Sein stärkstes Argument ist allerdings ein Mönch aus dem Gründungsland des Templerordens: Gregorios III. Der 80-Jährige betritt die Wettiner Nikolaikirche im rot-golden bestickten Gewand, die Kopfbedeckung gekrönt von einem rubingeschmückten Kreuz. Patriarch von Antiochien und dem ganzen Orient, von Alexandrien und von Jerusalem lautet sein Titel: Gregorios ist das Oberhaupt der melkitischen Kirche mit drei Millionen Gläubigen. Über Beirut ist er eingeflogen, um in Wettin den Gottesdienst im byzantinischen Ritus zu feiern.

"Ihnen allen ein Gruß aus dem Heiligen Land, wo unser Glaube angefangen hat", sagt Gregorios auf Deutsch und wiederholt es in Französisch und Italienisch. Der polyglotte Würdenträger schildert in seiner Predigt die verzweifelte Lage der Christen in Syrien. Der Terror der Islamistentruppe IS habe 1400 Jahre des Zusammenlebens mit den Muslimen beendet, klagt der Patriarch. "Neun Millionen Menschen aus Syrien sind auf der Flucht, davon 450000 Christen. 91 Kirchen sind zerstört." Der Templerorden, sagt er, habe seit jeher die Aufgabe, den Menschen im Heiligen Land zu helfen. Die Kollekte, die am Ende eingesammelt wird, soll Flüchtlingen zugutekommen.

Der Patriarch ist "geistlicher Protektor" des Templerordens, sein Vorgänger hatte die Funktion 1990 übernommen. Weil die Melkiten mit Rom uniert sind, darf sich der Orden seither als Teil der katholischen Kirche fühlen. "Der Patriarch ist nach dem Papst der höchste kirchliche Würdenträger", betont Rind. Dass der Vatikan Templerorden ausdrücklich ablehnt, ficht ihn nicht an. "Das liegt nur daran, dass wir kein rein katholischer Orden sind", sagt Rind, "aber wir wollen unsere evangelischen und orthodoxen Mitglieder nicht rausschmeißen."

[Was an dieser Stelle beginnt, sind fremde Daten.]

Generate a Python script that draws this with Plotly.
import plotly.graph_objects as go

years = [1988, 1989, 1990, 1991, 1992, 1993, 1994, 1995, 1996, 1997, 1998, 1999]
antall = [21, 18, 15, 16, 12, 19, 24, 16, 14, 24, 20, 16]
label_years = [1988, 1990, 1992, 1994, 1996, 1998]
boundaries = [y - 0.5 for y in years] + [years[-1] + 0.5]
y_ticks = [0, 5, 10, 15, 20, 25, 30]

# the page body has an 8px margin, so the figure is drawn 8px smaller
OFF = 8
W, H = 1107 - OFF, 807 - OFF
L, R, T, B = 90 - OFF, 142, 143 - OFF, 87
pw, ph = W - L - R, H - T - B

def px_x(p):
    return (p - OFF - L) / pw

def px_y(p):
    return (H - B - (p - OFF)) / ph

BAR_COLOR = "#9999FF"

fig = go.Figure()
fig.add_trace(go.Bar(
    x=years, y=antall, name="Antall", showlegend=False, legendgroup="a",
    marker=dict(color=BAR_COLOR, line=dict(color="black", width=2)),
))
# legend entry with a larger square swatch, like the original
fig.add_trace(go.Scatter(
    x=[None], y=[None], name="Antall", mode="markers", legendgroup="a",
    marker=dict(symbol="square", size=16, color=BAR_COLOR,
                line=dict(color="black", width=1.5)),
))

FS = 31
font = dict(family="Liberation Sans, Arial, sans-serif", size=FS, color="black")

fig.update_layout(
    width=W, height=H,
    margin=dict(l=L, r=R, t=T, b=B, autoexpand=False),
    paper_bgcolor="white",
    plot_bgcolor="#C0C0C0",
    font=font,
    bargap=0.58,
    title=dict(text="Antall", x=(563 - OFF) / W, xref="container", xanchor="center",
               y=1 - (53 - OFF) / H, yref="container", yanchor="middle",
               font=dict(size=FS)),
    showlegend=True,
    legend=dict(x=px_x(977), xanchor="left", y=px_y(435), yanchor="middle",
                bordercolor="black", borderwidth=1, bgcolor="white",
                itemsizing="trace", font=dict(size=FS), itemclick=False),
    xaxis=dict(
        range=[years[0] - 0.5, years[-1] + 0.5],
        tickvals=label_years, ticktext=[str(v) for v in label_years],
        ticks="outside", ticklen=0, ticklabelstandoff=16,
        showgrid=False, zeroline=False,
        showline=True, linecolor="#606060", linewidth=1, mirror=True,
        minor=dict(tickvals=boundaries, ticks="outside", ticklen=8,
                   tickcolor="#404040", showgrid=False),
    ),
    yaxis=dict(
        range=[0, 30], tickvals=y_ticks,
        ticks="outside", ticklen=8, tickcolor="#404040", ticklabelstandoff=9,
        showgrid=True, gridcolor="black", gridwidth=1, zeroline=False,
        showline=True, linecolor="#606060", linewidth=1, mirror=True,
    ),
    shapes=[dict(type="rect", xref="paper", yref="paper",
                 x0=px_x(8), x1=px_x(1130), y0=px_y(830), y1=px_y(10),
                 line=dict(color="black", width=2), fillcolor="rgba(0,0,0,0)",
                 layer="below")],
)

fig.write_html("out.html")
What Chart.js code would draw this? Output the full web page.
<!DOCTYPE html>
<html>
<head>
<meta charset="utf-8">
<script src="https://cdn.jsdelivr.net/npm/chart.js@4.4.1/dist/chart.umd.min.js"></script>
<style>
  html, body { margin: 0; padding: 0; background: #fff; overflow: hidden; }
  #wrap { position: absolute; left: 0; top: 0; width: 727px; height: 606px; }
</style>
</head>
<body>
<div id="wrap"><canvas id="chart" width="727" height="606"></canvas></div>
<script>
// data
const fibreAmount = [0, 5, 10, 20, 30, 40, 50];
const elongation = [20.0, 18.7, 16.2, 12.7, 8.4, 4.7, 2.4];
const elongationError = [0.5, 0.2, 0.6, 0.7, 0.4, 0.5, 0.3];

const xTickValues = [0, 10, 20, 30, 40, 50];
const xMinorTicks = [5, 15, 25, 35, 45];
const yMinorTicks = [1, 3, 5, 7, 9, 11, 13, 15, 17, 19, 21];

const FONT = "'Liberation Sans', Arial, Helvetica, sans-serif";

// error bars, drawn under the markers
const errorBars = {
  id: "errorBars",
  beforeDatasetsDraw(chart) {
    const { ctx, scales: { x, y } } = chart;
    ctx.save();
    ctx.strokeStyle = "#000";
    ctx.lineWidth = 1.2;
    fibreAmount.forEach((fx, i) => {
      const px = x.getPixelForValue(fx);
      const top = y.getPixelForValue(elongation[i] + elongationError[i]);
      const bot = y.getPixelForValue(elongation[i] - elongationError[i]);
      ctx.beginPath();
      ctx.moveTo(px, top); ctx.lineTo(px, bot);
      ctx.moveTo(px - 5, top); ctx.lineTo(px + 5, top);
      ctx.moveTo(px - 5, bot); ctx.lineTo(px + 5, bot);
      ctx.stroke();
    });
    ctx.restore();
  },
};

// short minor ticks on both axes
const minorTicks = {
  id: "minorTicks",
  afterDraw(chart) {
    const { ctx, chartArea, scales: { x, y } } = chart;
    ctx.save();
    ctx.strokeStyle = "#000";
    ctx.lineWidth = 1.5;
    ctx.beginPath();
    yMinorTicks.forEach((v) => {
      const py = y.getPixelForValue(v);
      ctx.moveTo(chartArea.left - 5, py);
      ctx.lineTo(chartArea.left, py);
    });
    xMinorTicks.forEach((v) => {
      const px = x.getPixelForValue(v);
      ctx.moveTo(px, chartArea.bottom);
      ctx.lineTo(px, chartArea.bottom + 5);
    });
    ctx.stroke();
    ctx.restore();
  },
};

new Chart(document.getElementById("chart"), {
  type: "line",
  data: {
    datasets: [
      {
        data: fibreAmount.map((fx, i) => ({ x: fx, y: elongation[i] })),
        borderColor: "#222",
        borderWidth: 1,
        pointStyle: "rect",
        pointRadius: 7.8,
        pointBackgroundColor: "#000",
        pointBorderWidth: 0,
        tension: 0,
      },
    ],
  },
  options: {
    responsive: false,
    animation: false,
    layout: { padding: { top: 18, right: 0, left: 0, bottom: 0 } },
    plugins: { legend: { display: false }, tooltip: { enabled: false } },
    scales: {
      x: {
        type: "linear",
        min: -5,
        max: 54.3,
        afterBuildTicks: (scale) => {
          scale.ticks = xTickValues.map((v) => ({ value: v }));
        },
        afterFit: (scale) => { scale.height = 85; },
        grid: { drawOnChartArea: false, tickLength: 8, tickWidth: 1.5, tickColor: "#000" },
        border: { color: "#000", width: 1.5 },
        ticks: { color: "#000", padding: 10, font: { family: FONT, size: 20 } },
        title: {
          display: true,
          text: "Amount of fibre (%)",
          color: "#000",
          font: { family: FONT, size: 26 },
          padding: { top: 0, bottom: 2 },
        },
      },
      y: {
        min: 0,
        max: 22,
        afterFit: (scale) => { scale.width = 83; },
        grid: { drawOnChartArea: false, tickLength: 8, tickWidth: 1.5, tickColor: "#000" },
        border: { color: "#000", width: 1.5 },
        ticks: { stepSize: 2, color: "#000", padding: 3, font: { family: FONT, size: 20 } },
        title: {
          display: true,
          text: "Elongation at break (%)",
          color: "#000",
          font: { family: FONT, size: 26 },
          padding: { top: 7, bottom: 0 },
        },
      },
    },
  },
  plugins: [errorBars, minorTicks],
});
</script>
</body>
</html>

Im Gottesdienst knien die sechs angehenden Ritter. Der Zeremonienmeister reicht ein Holzkästchen mit Erde aus dem Heiligen Land, das sie berühren, dann eine winzige Karaffe mit Wasser zum Reinigen und eine Kerze zum Ausbrennen der Sünden. Sacht senkt der Ordens-Chef das Investiturschwert auf den Scheitel des Ersten, dann auf die rechte und linke Schulter. "Sei tapfer und erhebe dich", fordert der Großprior einen nach dem anderen auf und versetzt ihnen einen Klaps auf den Nacken. Die Sechs sprechen das Gelübde. Mit ganzer Kraft wollen sie sich einsetzen, den christlichen Glauben und die Kirche zu verteidigen. Sie versprechen, den bedrängte Christen im Heiligen Land beizustehen. Patriarch Gregorios legt das rote Ordenskreuz um die Hälse. Es steht für das Blut Christi. Und für das Blut, das die Ordensritter bei der Verteidigung des Heiligen Landes vergossen haben.

Nach dem Gottesdienst verstauen alte und neue Ritter ihre Mäntel in den Autos. Für Maik Böcking, angereist aus dem Westerwald, ist ein Kindheitstraum in Erfüllung gegangen. Im Alter von acht Jahren habe ihm sein Großvater ein Buch geschenkt. Ein Bild hat er bis heute vor Augen: Christliche Pilger im Heiligen Land werden überfallen, edle Ritter mit dem Kreuz sprengen zur Hilfe herbei. "Ich wusste gar nicht, dass der Orden noch existiert, aber ich habe gezielt gesucht. Jetzt bin ich auch mit dabei."

Auch aus Syrien gibt es Neues: Am Nachmittag melden die Vereinten Nationen, dass die Islamisten in der syrischen Stadt Deir Al-Zor eine Kirche zerstört haben. Der UN-Sonderberichterstatter wirft die Frage auf, ob das seit 2000 Jahren zur Region gehörende Christentum dort überhaupt noch eine Zukunft habe. In der Region, sagt der UN-Mann, habe der religiöse Terror "apokalyptische Ausmaße" angenommen.